In Bourbon & Eventide, Mike Spry has created a postmodern narrative, a kind of redacted novel in tercets, two per page, in which a story is told and sometimes retold with inconsistencies. The story is common enough: two people meet in a liquor store and begin an affair. Boy meets girl, boy loses girl, boy gets girl, girl gets abortion, boy loses girl again, and so on. Mostly boy and girl drink too much. The style is banal, perhaps deliberately so, and the author knows that his story is based on tropes from romantic comedies – but not much is funny. He plays with the clichés: the man’s mother goes out, not for the traditional cigarette but for eggnog, and never comes back. We last see the couple by a lake, emptying a bottle and dancing in tall grass. The norms of storytelling are not broken in an innovative way, and it is hard to take an interest in his rather anonymous characters. There is not enough distance from the romantic clichés.

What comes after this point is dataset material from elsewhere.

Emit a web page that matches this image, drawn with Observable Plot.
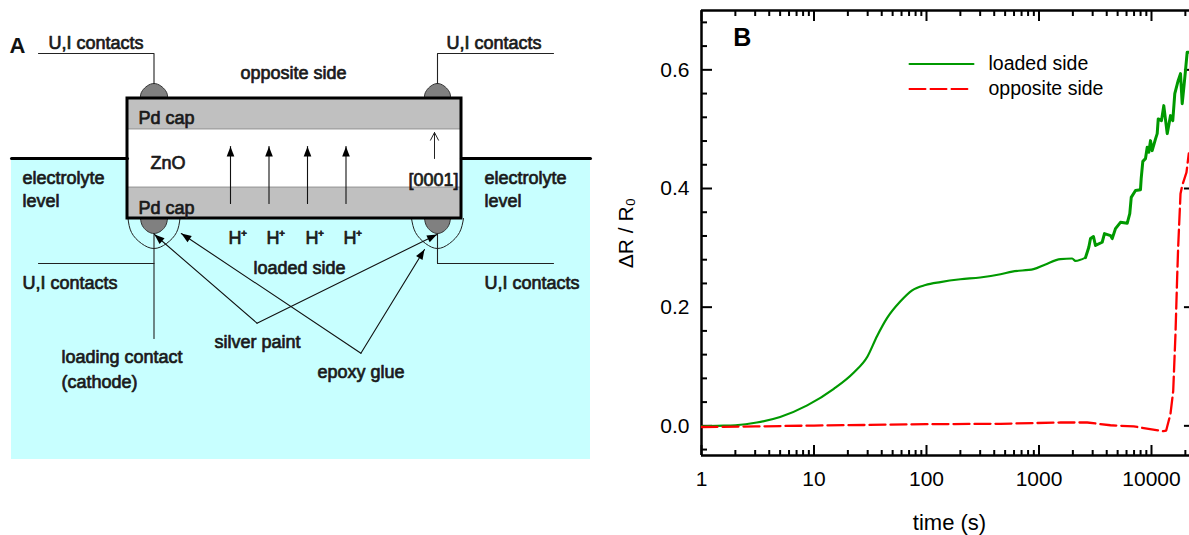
<!DOCTYPE html>
<html><head><meta charset="utf-8">
<script src="https://cdn.jsdelivr.net/npm/d3@7"></script>
<script src="https://cdn.jsdelivr.net/npm/@observablehq/plot@0.6"></script>
<style>
html,body{margin:0;padding:0;background:#fff;overflow:hidden}
#w{display:flex;width:1189px;height:535px}
#w svg{display:block;max-width:none;flex:none}
</style></head><body><div id="w"></div>
<script>
// Panel B series
const loadedT = [1,1.38,2,3.1,5,8.7,15,22.6,29.7,36.4,44.7,58.7,74.6,98,133,200,300,455,578,894,1142,1552,1972,2109,2590,2772,2870,3050,3178,3645,3821,4325,4477,4786,5300,6081,6412,6607,7211,7980,8098,8373,8845,9162,9465,9795,10140,10860,11240,11480,12270,12860,13800,14760,15460,16110,17260,18110,18750,19540,20050,20750,21460];
const loadedDR = [-0.001,0,0.001,0.0056,0.015,0.0345,0.0624,0.09,0.116,0.1515,0.182,0.21,0.2284,0.2373,0.2423,0.247,0.25,0.2555,0.26,0.264,0.272,0.281,0.282,0.278,0.2835,0.301,0.3156,0.319,0.304,0.3094,0.324,0.3206,0.3156,0.3324,0.343,0.3414,0.3577,0.385,0.3965,0.398,0.4167,0.4458,0.4504,0.4694,0.461,0.4807,0.4638,0.4836,0.4925,0.5173,0.5144,0.5397,0.4925,0.5228,0.5144,0.56,0.5818,0.5936,0.543,0.5767,0.5986,0.6295,0.6295];
const oppositeT = [1,3,10,30,100,455,1552,2680,4322,6950,12790,13510,14750,15600,16340,16910,17260,18110,18750,20460,21460];
const oppositeDR = [-0.002,-0.001,0.0005,0.0015,0.0028,0.0034,0.0056,0.0056,0.001,-0.001,-0.009,-0.008,0.02,0.059,0.155,0.25,0.301,0.391,0.405,0.427,0.459];
const xMajor = [1,10,100,1000,10000];
const xMinor = [2,3,4,5,6,7,8,9,20,30,40,50,60,70,80,90,200,300,400,500,600,700,800,900,2000,3000,4000,5000,6000,7000,8000,9000,20000];
const yMajor = [0,0.2,0.4,0.6];
const yMinor = [-0.04,0.04,0.08,0.12,0.16,0.24,0.28,0.32,0.36,0.44,0.48,0.52,0.56,0.64,0.68];
const legendNames = ["loaded side","opposite side"];
const legendX = [[70.6,261.6],[70.6,231]];
const legendY = [0.61,0.5675];

// Panel A schematic (drawing units = reference pixels)
const seaRect = {x1:11,x2:590,y1:158,y2:459};
const capBands = [{x1:127,x2:461,y1:98,y2:129},{x1:127,x2:461,y1:187,y2:218}];
const bodyRect = {x1:127,x2:461,y1:98,y2:218};
const levelLines = [[[11,158],[127,158]],[[461,158],[590,158]]];
const contactCaps = [
 [[140,98],[142,90],[153.5,83],[165,90],[167,98]],
 [[424,98],[426,90],[437,83],[448,90],[450,98]],
 [[140,218],[143,227],[153.5,233],[164,227],[167,218]],
 [[424,218],[427,227],[437,233],[447,227],[450,218]]
];
const epoxyArcs = [
 [[127.5,218],[131,232],[141,243],[153.5,248],[166,243],[176,232],[179.5,218]],
 [[411,218],[415,232],[425,243],[437,248],[449,243],[459,232],[463,218]]
];
const wires = [
 [[38,53],[153.5,53],[153.5,83]],
 [[553,53],[437,53],[437,83]],
 [[38,263],[153.5,263]],
 [[153.5,233],[153.5,338]],
 [[437,233],[437,263],[553,263]]
];
const pointerArrows = [
 [[256.5,322.7],[154,234]],
 [[256.5,322.7],[436.5,234]],
 [[360.4,352.7],[180.8,233]],
 [[360.4,352.7],[424,249]],
 [[230,203],[230,146]],
 [[268.5,203],[268.5,146]],
 [[307,203],[307,146]],
 [[345.5,203],[345.5,146]]
];
const openArrow = [[434,158],[434,132]];
const labelTexts = ["U,I contacts","U,I contacts","opposite side","Pd cap","ZnO","[0001]","electrolyte","level","electrolyte","level","Pd cap","H⁺","H⁺","H⁺","H⁺","loaded side","U,I contacts","U,I contacts","silver paint","loading contact","(cathode)","epoxy glue"];
const labelX = [48,446,240,138,150,408,22,22,484,484,138,228,266,305,343,253,22,484,214,61,61,317];
const labelY = [48,48,78,123,168,185,183,206,183,206,213,243,243,243,243,273,288,288,347,362,387,377];

function head([a,b],len=10,half=3.8){
  const dx=b[0]-a[0],dy=b[1]-a[1],n=Math.hypot(dx,dy),ux=dx/n,uy=dy/n;
  return [b,[b[0]-ux*len-uy*half,b[1]-uy*len+ux*half],[b[0]-ux*len+uy*half,b[1]-uy*len-ux*half]];
}
const tagged = (list)=>list.flatMap((pts,i)=>pts.map(p=>({x:p[0],y:p[1],k:i})));
const font = "'Liberation Sans',Arial,sans-serif";
const dark = "#222";
const labels = labelTexts.map((t,i)=>({t,x:labelX[i],y:labelY[i]}));

const left = Plot.plot({
  width:600,height:535,margin:0,
  x:{domain:[0,600],range:[0,600],axis:null},
  y:{domain:[0,535],range:[0,535],axis:null},
  style:{fontFamily:font,background:"#fff",color:"#000"},
  marks:[
    Plot.rect([seaRect],{x1:"x1",x2:"x2",y1:"y1",y2:"y2",fill:"#C8FFFF"}),
    Plot.line(tagged(contactCaps),{x:"x",y:"y",z:"k",curve:"natural",fill:"#808080",stroke:"#333",strokeWidth:1}),
    Plot.line(tagged(epoxyArcs),{x:"x",y:"y",z:"k",curve:"natural",stroke:dark,strokeWidth:1}),
    Plot.rect([bodyRect],{x1:"x1",x2:"x2",y1:"y1",y2:"y2",fill:"#fff"}),
    Plot.rect(capBands,{x1:"x1",x2:"x2",y1:"y1",y2:"y2",fill:"#C0C0C0",stroke:"#777",strokeWidth:.7}),
    Plot.line(tagged(levelLines),{x:"x",y:"y",z:"k",stroke:"#000",strokeWidth:3}),
    Plot.rect([bodyRect],{x1:"x1",x2:"x2",y1:"y1",y2:"y2",fill:"none",stroke:"#000",strokeWidth:3}),
    Plot.line(tagged(wires),{x:"x",y:"y",z:"k",stroke:dark,strokeWidth:1.1}),
    Plot.line(tagged(pointerArrows),{x:"x",y:"y",z:"k",stroke:"#111",strokeWidth:1.1}),
    Plot.line(tagged(pointerArrows.map(a=>head(a))),{x:"x",y:"y",z:"k",fill:"#000",stroke:"none"}),
    Plot.arrow([openArrow],{x1:d=>d[0][0],y1:d=>d[0][1],x2:d=>d[1][0],y2:d=>d[1][1],stroke:"#222",strokeWidth:1,headLength:13,headAngle:55,insetEnd:0}),
    Plot.text(["A"],{x:[9],y:[52],textAnchor:"start",lineAnchor:"bottom",fontSize:22,fontWeight:"bold",fill:"#111"}),
    Plot.text(labels,{x:"x",y:"y",text:"t",textAnchor:"start",lineAnchor:"bottom",fontSize:18,fill:"#1a1a1a",stroke:"#1a1a1a",strokeWidth:0.7})
  ]
});

const lineOf = (xs,ys)=>xs.map((x,i)=>({x,y:ys[i]}));
const loaded = lineOf(loadedT,loadedDR);
const tickFont = 21;
const right = Plot.plot({
  width:589,height:535,marginLeft:101,marginRight:0,marginTop:10,marginBottom:80,
  x:{type:"log",domain:[1,21770],axis:null},
  y:{domain:[-0.05,0.70],axis:null},
  style:{fontFamily:font,background:"#fff",color:"#000"},
  marks:[
    Plot.ruleY(yMajor,{x1:19630,x2:21770,stroke:"#000",strokeWidth:2}),
    Plot.axisX(xMajor,{anchor:"bottom",tickSize:-10,tickFormat:()=>"",label:null,strokeWidth:2}),
    Plot.axisX(xMinor,{anchor:"bottom",tickSize:-5,tickFormat:()=>"",label:null,strokeWidth:2}),
    Plot.axisX(xMajor,{anchor:"top",tickSize:-10,tickFormat:()=>"",label:null,strokeWidth:2}),
    Plot.axisX(xMinor,{anchor:"top",tickSize:-5,tickFormat:()=>"",label:null,strokeWidth:2}),
    Plot.axisY(yMajor,{anchor:"left",tickSize:-11,tickFormat:()=>"",label:null,strokeWidth:2}),
    Plot.axisY(yMinor,{anchor:"left",tickSize:-6,tickFormat:()=>"",label:null,strokeWidth:2}),
    Plot.axisX(xMajor,{anchor:"bottom",tickSize:0,tickPadding:16,tickFormat:d=>String(d),fontSize:tickFont,label:null,fill:"#000"}),
    Plot.axisY(yMajor,{anchor:"left",tickSize:0,tickPadding:12,tickFormat:d=>d.toFixed(1),fontSize:tickFont,label:null,fill:"#000"}),
    Plot.ruleX([1],{stroke:"#000",strokeWidth:2.5}),
    Plot.ruleY([-0.05,0.70],{stroke:"#000",strokeWidth:2.5}),
    Plot.line(loaded.filter(d=>d.x<=2590),{x:"x",y:"y",stroke:"#009900",strokeWidth:2.2,curve:"monotone-x",clip:true}),
    Plot.line(loaded.filter(d=>d.x>=2590),{x:"x",y:"y",stroke:"#009900",strokeWidth:3,clip:true}),
    Plot.line(lineOf(oppositeT,oppositeDR),{x:"x",y:"y",stroke:"#FF0000",strokeWidth:2.3,strokeDasharray:"16 5",clip:true}),
    Plot.line(lineOf(legendX[0],[legendY[0],legendY[0]]),{x:"x",y:"y",stroke:"#009900",strokeWidth:2}),
    Plot.line(lineOf(legendX[1],[legendY[1],legendY[1]]),{x:"x",y:"y",stroke:"#FF0000",strokeWidth:2,strokeDasharray:"16 5"}),
    Plot.text(legendNames,{x:[355.7,355.7],y:legendY,textAnchor:"start",fontSize:19.5,fill:"#000"}),
    Plot.text(["B"],{x:[1.92],y:[0.653],textAnchor:"start",fontSize:25,fontWeight:"bold",fill:"#000"}),
    Plot.text(["time (s)"],{x:[160],y:[-0.05],dy:67,fontSize:22,fill:"#000"}),
    Plot.text(["ΔR / R₀"],{x:[1],y:[0.325],dx:-75,rotate:-90,fontSize:21,fill:"#000"})
  ]
});
const w=document.getElementById("w");
w.append(left,right);
</script></body></html>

Peeling Rambutan, by Gillian Sze

Peeling Rambutan
Gillian Sze

Gaspereau Press
$19.95
paper
80pp
9781554471331

Peeling Rambutan chronicles poet Gillian Sze’s travels in China and Taiwan, where her ancestors originated. The volume is dedicated to her great-grandmother, whose ghost is seen in Vancouver’s Queen Elizabeth Park as well as on Wu Li Road in Fujian. For a poet of the Chinese diaspora, the themes she covers are not unfamiliar territory: family lore, proverbs and legends, folk remedies, techniques of preparing food, letters to an absent lover. But the treatment of these subjects is brilliant, with powerful images drawn from all of the senses, and tremendous skill in pacing a poem whether in verse or prose. We discover Sze’s background alongside her, as sensuous and emotional experiences, not as a travelogue. Poems set in Canada offer useful contrasts, and undercurrents of family conflict create tension. One of the finest poems, “The Tale of Dark-Face Sze” is a bit of mythology that evokes the stories in Maxine Hong Kingston’s The Warrior Woman. In the legend, a member of the Sze clan in Fujian goes out to gather leaves and suddenly suffers an apotheosis, finding herself transformed into an onyx statue. Family members quarrel over who owns the valuable statue, a dispute that is miraculously solved when the image of the new goddess splits in two, a variation on the ancient deus ex machina motif. One excellent strand in the poem deals with the multiple uses of Chinese verbs: the same verb appears in expressions for becoming a Buddha, beginning to sweat, and publishing a book. The poems could have a little more context, though an audience can’t demand a chronology of travels or a genealogy. Sze frequently addresses people referred to as “you” – relatives, an absent lover, and others whose roles are not entirely clear. More identification of addressees would enhance the experience. The mild obscurities of the collection call to mind her description of peeling rambutan: at first the spikes seem to say don’t touch, but they turn “lissome like new grass.” These poems are a feast.  mRb

Bert Almon lives in Edmonton, Alberta. Retired from teaching, he follows the careers of his former students.